1. They emerge and are seen by the helicopter. Even if the group look young and include women, visually the crew would be suspicious of the older man with this young group, just as people are today, and they may well think he could be one of the escapees. It's perhaps unlikely that in 1959 they had a set of mugshots to refer to, and it's dark and snowing. They cannot land on the slope, but possibly could abseil troops down a rope/rope ladder. Any footprints immediately around the tent would disappear in the blown trench snow, as confirmed by the recovery team. If they cannot set someone down they may somehow communicate to the hikers they must set off immediately and meet them at the forest. Dutifully, they do as they are told, quickly fell their tent, and the effects of the cold see some of them leave unprepared. The military are oblivious to how they were dangerously cold to begin with, without heating inside the tent, and do not expect some of them to arrive at the rendezvous half-dressed. After confirming identities they assume the hikers will overnight in the forest or attempt to return to the tent, and leave the search area.

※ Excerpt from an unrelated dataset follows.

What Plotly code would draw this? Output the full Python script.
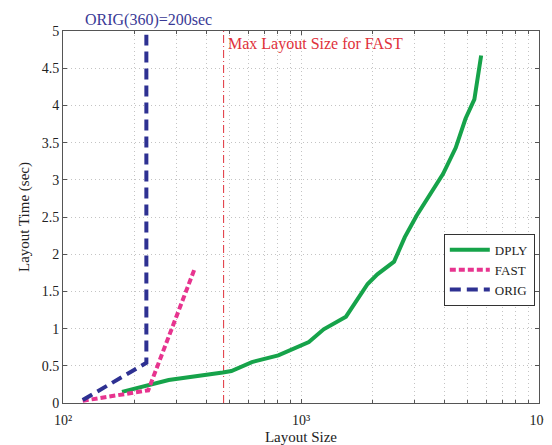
import plotly.graph_objects as go

dply_x = [177, 228, 278, 469, 510, 622, 803, 1079, 1245, 1545, 1905, 2093, 2461, 2730, 3063, 3954, 4467, 4910, 5350, 5714]
dply_y = [0.15, 0.235, 0.31, 0.41, 0.43, 0.55, 0.64, 0.82, 0.99, 1.16, 1.6, 1.73, 1.9, 2.23, 2.52, 3.08, 3.43, 3.82, 4.08, 4.67]

fast_x = [121, 228, 356]
fast_y = [0.03, 0.17, 1.79]

orig_x = [121, 224, 224]
orig_y = [0.04, 0.54, 4.95]

max_fast_x = [473, 473]
max_fast_y = [0, 5]

x_ticks = [100, 1000, 10000]
x_ticktext = ["10²", "10³", "10⁴"]
x_minor = [m * d for d in (100, 1000) for m in range(2, 10)]
y_ticks = [0, 0.5, 1, 1.5, 2, 2.5, 3, 3.5, 4, 4.5, 5]
y_ticktext = ["0", "0.5", "1", "1.5", "2", "2.5", "3", "3.5", "4", "4.5", "5"]

GREEN = "#16a34a"
MAGENTA = "#e7348f"
NAVY = "#2e3192"
RED = "#e0313b"
FONT = "Times New Roman, Liberation Serif, DejaVu Serif, serif"

fig = go.Figure()
fig.add_trace(go.Scatter(x=max_fast_x, y=max_fast_y, mode="lines",
                         line=dict(color=RED, width=1, dash="8px,3px,1px,3px"),
                         showlegend=False, hoverinfo="skip"))
fig.add_trace(go.Scatter(x=dply_x, y=dply_y, mode="lines", name="DPLY",
                         line=dict(color=GREEN, width=4)))
fig.add_trace(go.Scatter(x=fast_x, y=fast_y, mode="lines", name="FAST",
                         line=dict(color=MAGENTA, width=4, dash="6px,3px")))
fig.add_trace(go.Scatter(x=orig_x, y=orig_y, mode="lines", name="ORIG",
                         line=dict(color=NAVY, width=4, dash="11px,6px")))

fig.add_annotation(x=2.36, y=5, xref="x", yref="y", text="ORIG(360)=200sec",
                   showarrow=False, xanchor="center", yanchor="bottom",
                   font=dict(family=FONT, size=16, color="#3a3a96"))
fig.add_annotation(x=2.685, y=5, xref="x", yref="y", text="Max Layout Size for FAST",
                   showarrow=False, xanchor="left", yanchor="top", yshift=-2,
                   font=dict(family=FONT, size=16, color=RED))

axis_common = dict(showline=True, linecolor="#555", linewidth=1, mirror="ticks",
                   ticks="inside", ticklen=4, tickcolor="#555",
                   showgrid=True, gridcolor="#c4c4c4", griddash="1px,3px", gridwidth=1,
                   zeroline=False, tickfont=dict(family=FONT, size=14, color="#222"))

fig.update_xaxes(type="log", range=[2, 4], tickvals=x_ticks, ticktext=x_ticktext,
                 ticklabelstandoff=4,
                 minor=dict(tickvals=x_minor, ticks="inside", ticklen=3, tickcolor="#555",
                            showgrid=True, gridcolor="#c4c4c4", griddash="1px,3px"),
                 title=dict(text="Layout Size", font=dict(family=FONT, size=15, color="#222"), standoff=4),
                 **axis_common)
fig.update_yaxes(range=[0, 5], tickvals=y_ticks, ticktext=y_ticktext,
                 title=dict(text="Layout Time (sec)", font=dict(family=FONT, size=15, color="#222"), standoff=8),
                 **axis_common)

fig.update_layout(width=552, height=445, margin=dict(l=55, r=11, t=23, b=39),
                  plot_bgcolor="white", paper_bgcolor="white",
                  font=dict(family=FONT),
                  legend=dict(x=0.80, y=0.358, xanchor="left", yanchor="middle",
                              bordercolor="#333", borderwidth=1, bgcolor="white",
                              font=dict(family=FONT, size=13, color="#222"),
                              tracegroupgap=0, itemwidth=40))

fig.write_html("out.html")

2. They successfully hide, in their freezing trench tomb, canvas and snow above them, sagging/pressing down upon them, immobile for possibly an hour, and in that time those who were half-dressed develop hypothermia. Observation and breather holes have already been cut in the canvas, and when the time comes to leave one or two of those worst affected, unseen by the others in the dark under this 'bedspread', possibly panicking, feeling their are suffocating, or confused by the cold, decide to
cut their way out in order to stand, as opposed to a 9-person sideways shuffle on the ground, a process to begin with one of them most affected by wind chill near the tent flap. In seconds the tent is destroyed. The group then assemble nearby to decide what to do then. The better dressed leave, and the others, possibly blamed for the situation, and unable to easily and speedily recover what they need from the snow-pit-for-a-tent, follow them without clothing or shoes, and nobody thinks to take an axe due to the amnesiac effects of the cold affecting their brain function. Later, the idea of a return to the tent is to retrieve the things they needed to take.
3. They hide, but are rumbled. The military are now highly suspicious of them all. They are forced down off the pass, by threat of gunfire, to rendezvous at the forest where the helicopter will land. They do not care if the hikers have what they need, they are not afforded concern for their welfare. If anyone is set down from the helicopter the tent may be vandalised to avoid an immediate return the moment the helicopter leaves the ridge.
1 & 3 should require their IDs to be produced, which remained in their rucksacks, which is why I favour 2.